(Records from a data collection)
== == ==

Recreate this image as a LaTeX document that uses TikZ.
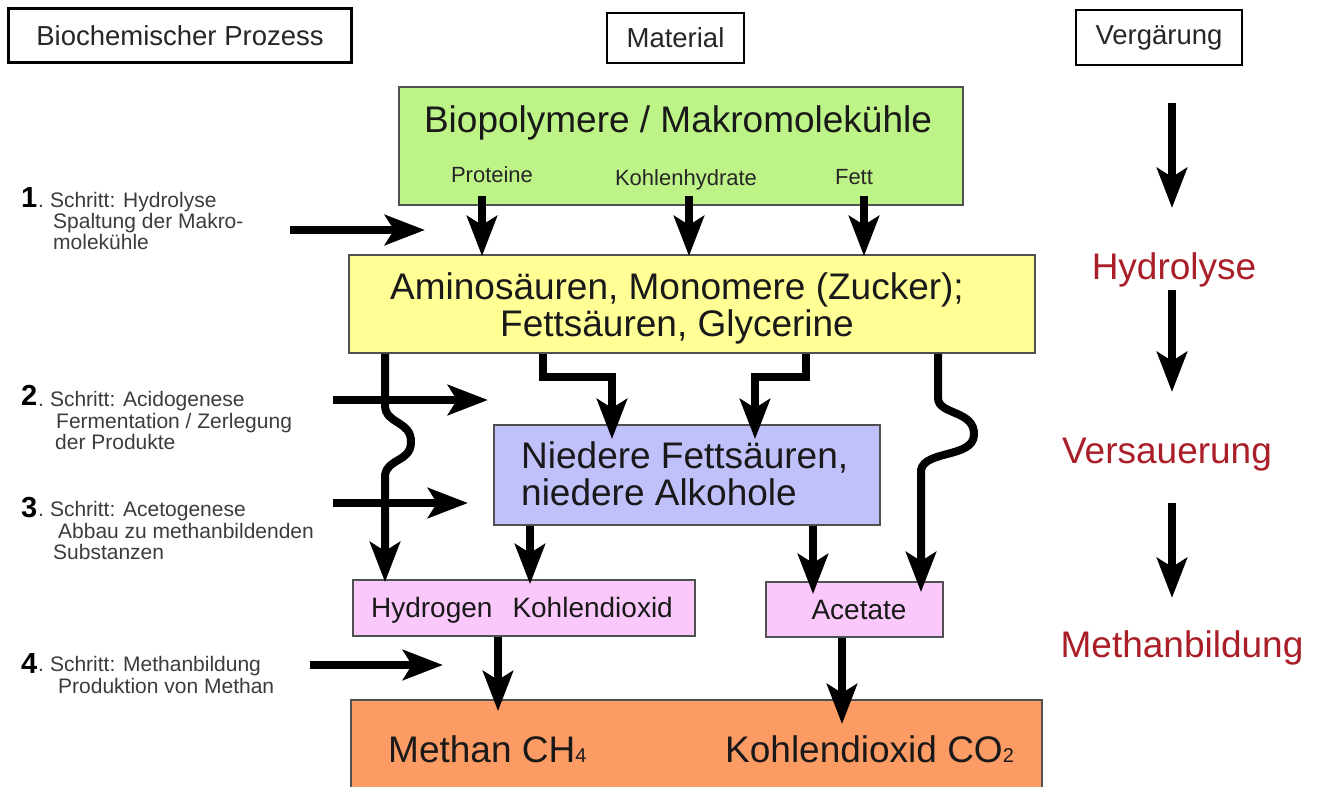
\documentclass[tikz,border=0pt]{standalone}
\usepackage{fontspec}
\setmainfont{Liberation Sans}
\usetikzlibrary{arrows.meta}
\definecolor{gbox}{RGB}{190,244,135}
\definecolor{ybox}{RGB}{255,255,150}
\definecolor{bbox}{RGB}{192,192,250}
\definecolor{pbox}{RGB}{250,200,250}
\definecolor{obox}{RGB}{253,155,100}
\definecolor{redt}{RGB}{170,30,40}
\definecolor{stept}{RGB}{60,60,60}
\definecolor{bord}{RGB}{80,80,80}
\newcommand{\fsz}[1]{\fontsize{#1}{#1}\selectfont}
\begin{document}
\begin{tikzpicture}[x=1pt,y=-1pt,
  every node/.style={inner sep=0pt},
  box/.style={draw=bord,line width=1.8pt},
  hdr/.style={draw=black,line width=2.6pt,font=\fsz{27.5},text=black!85},
  big/.style={font=\fsz{37},text=black!90},
  sublbl/.style={font=\fsz{22},text=black!85},
  mid/.style={font=\fsz{28},text=black!90},
  phase/.style={font=\fsz{37},text=redt},
  steptxt/.style={font=\fsz{21},text=stept,anchor=base west},
  stepnum/.style={font=\bfseries\fsz{29},anchor=base west},
  arr/.style={line width=8pt,-{Stealth[length=40pt,width=30pt,inset=9pt]}},
]
\useasboundingbox (0,0) rectangle (1320,787);
\fill[white] (0,0) rectangle (1320,787);
\clip (0,0) rectangle (1320,787);

% headers
\node[hdr,minimum width=343pt,minimum height=54pt] (hbio) at (180,35.5) {Biochemischer Prozess};
\node[hdr,minimum width=137pt,minimum height=50pt] (hmat) at (675.5,38) {Material};
\node[hdr,minimum width=166pt,minimum height=55pt] (hver) at (1159,37.5) {Vergärung};

% boxes
\node[box,fill=gbox,minimum width=564pt,minimum height=118pt] (green) at (681,146) {};
\node[box,fill=ybox,minimum width=686pt,minimum height=98pt] (yellow) at (692,304) {};
\node[box,fill=bbox,minimum width=386pt,minimum height=100pt] (blue) at (687,475) {};
\node[box,fill=pbox,minimum width=342pt,minimum height=56pt] (pink1) at (524,608) {};
\node[box,fill=pbox,minimum width=177pt,minimum height=55pt] (pink2) at (854.5,609.5) {};
\node[box,fill=obox,minimum width=691pt,minimum height=110pt] (orange) at (696.5,755) {};

% texts
\node[big] (gtitle) at (678,123) {Biopolymere / Makromolekühle};
\node[sublbl] (prot) at (492,175) {Proteine};
\node[sublbl] (kohl) at (686,180) {Kohlenhydrate};
\node[sublbl] (fett) at (854,177) {Fett};
\node[big,align=center] (ytext) at (677,308.5) {Aminosäuren, Monomere (Zucker);\\Fettsäuren, Glycerine};
\node[big,align=left,anchor=west] (btext) at (521,474) {Niedere Fettsäuren,\\niedere Alkohole};
\node[mid] (ptext) at (522,610) {Hydrogen\hspace{20pt}Kohlendioxid};
\node[mid] (atext) at (859,610) {Acetate};
\node[big,anchor=base west] (ometh) at (388,762) {Methan CH{\fsz{20}4}};
\node[big,anchor=base west] (oco) at (725,762) {Kohlendioxid CO{\fsz{20}2}};

% right column
\node[phase] (hyd) at (1174,270) {Hydrolyse};
\node[phase] (vers) at (1167,455) {Versauerung};
\node[phase] (meth) at (1182,648) {Methanbildung};
\coordinate (r1a) at (1172,103); \coordinate (r1b) at (1172,208);
\coordinate (r2a) at (1172,290); \coordinate (r2b) at (1172,392);
\coordinate (r3a) at (1172,503); \coordinate (r3b) at (1172,598);
\draw[arr] (r1a) -- (r1b);
\draw[arr] (r2a) -- (r2b);
\draw[arr] (r3a) -- (r3b);

% steps
\node[stepnum] (n1) at (21,207) {1};
\node[steptxt] (t1a) at (38,207) {.\hspace{6pt}Schritt: Hydrolyse};
\node[steptxt] (t1b) at (53,228) {Spaltung der Makro-};
\node[steptxt] (t1c) at (53,249) {molekühle};
\node[stepnum] (n2) at (21,405) {2};
\node[steptxt] (t2a) at (38,406) {.\hspace{6pt}Schritt: Acidogenese};
\node[steptxt] (t2b) at (56,428) {Fermentation / Zerlegung};
\node[steptxt] (t2c) at (55,449) {der Produkte};
\node[stepnum] (n3) at (21,517) {3};
\node[steptxt] (t3a) at (38,516) {.\hspace{6pt}Schritt: Acetogenese};
\node[steptxt] (t3b) at (58,538) {Abbau zu methanbildenden};
\node[steptxt] (t3c) at (53,559) {Substanzen};
\node[stepnum] (n4) at (21,673) {4};
\node[steptxt] (t4a) at (38,671) {.\hspace{6pt}Schritt: Methanbildung};
\node[steptxt] (t4b) at (58,693) {Produktion von Methan};

\coordinate (s1a) at (290,230); \coordinate (s1b) at (425,230);
\coordinate (s2a) at (333,400); \coordinate (s2b) at (488,400);
\coordinate (s3a) at (333,503); \coordinate (s3b) at (468,503);
\coordinate (s4a) at (310,665); \coordinate (s4b) at (443,665);
\draw[arr] (s1a) -- (s1b);
\draw[arr] (s2a) -- (s2b);
\draw[arr] (s3a) -- (s3b);
\draw[arr] (s4a) -- (s4b);

% green -> yellow
\draw[arr,shorten <=-10pt,shorten >=-2pt] (green.south -| 482,0) -- (yellow.north -| 482,0);
\draw[arr,shorten <=-10pt,shorten >=-2pt] (green.south -| 689,0) -- (yellow.north -| 689,0);
\draw[arr,shorten <=-10pt,shorten >=-2pt] (green.south -| 864,0) -- (yellow.north -| 864,0);

% yellow -> blue / pink
\draw[arr] (yellow.south -| 385,0) -- (385,405) .. controls (385,425) and (412,420) .. (411,443) .. controls (410,462) and (388,458) .. (385,475) -- ([yshift=-3pt]pink1.north -| 385,0);
\draw[arr,line join=miter] (yellow.south -| 543,0) -- (543,377) -- (612,377) -- ([yshift=-15pt]blue.north -| 612,0);
\draw[arr,line join=miter] (yellow.south -| 806,0) -- (806,377) -- (755,377) -- ([yshift=-15pt]blue.north -| 755,0);
\draw[arr] (yellow.south -| 938,0) -- (938,398) .. controls (938,415) and (975,410) .. (974,435) .. controls (973,458) and (925,450) .. (921,470) -- ([yshift=-11pt]pink2.north -| 921,0);

% blue -> pink
\draw[arr] (blue.south -| 530,0) -- ([yshift=-5pt]pink1.north -| 530,0);
\draw[arr] (blue.south -| 813,0) -- ([yshift=-13pt]pink2.north -| 813,0);

% pink -> orange
\draw[arr] (pink1.south -| 498,0) -- ([yshift=-12pt]orange.north -| 498,0);
\draw[arr] (pink2.south -| 842,0) -- ([yshift=-25pt]orange.north -| 842,0);
\end{tikzpicture}
\end{document}
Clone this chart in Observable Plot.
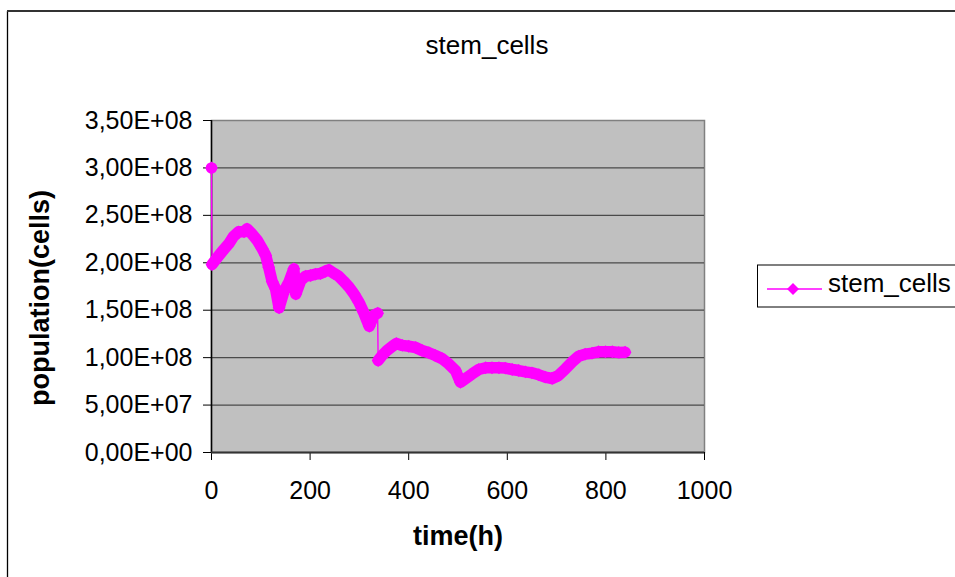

== == ==

● EXERCISE: Report how many lines of the entries hold the word "this". Nothing else is needed.

● OUTPUT: 2